Before joining PAX, she worked as an environmental security analyst at the UN Environment Programme. She coordinated the development of Strata, an easy-to-use web-based mapper that supports project managers, analysts, and policymakers to streamline climate security data in their daily work. From 2016 to 2020, she was a Marie Curie PhD fellow at Stockholm University and the University of Iceland, researching the role of natural resources in conflict risk. She holds a MSc in Geography jointly from KU Leuven and Free University Brussels (Belgium, 2015).
Tobias von Lossow
Preventing the Weaponisation of the Environment and Limits of Environmental Governance
Tobias von Lossow is a Research Fellow at the Clingendael Institute, Affiliate Researcher at IHE Delft and Lecturer at the Freie Universität Berlin. For three years he had the lead of the Planetary Security Initiative (PSI) and is a member of several expert groups on water & security. Previously, he worked at Stiftung Wissenschaft und Politik (SWP)/German Institute for International and Security Affairs in the research division Middle East and Africa.
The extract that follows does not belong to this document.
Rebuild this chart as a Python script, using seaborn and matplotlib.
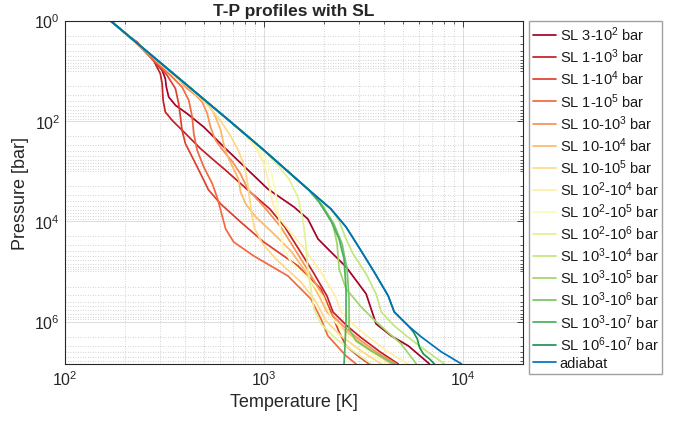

For almost fifteen years, Tobias von Lossow has been workingon water and security: water conflicts, hydro-politics, water diplomacy and the weaponisation and complex role of water in armed conflicts and fragile settings with a focus on the Middle East and Africa. His research addresses natural resources management against the security, political and socio-economic backgrounds in national and regional contexts. He gives diplomatic training courses, seminars and lectures at universities, briefs government officials and agencies and publishes in academic as well as policy-relevant journals, books and papers.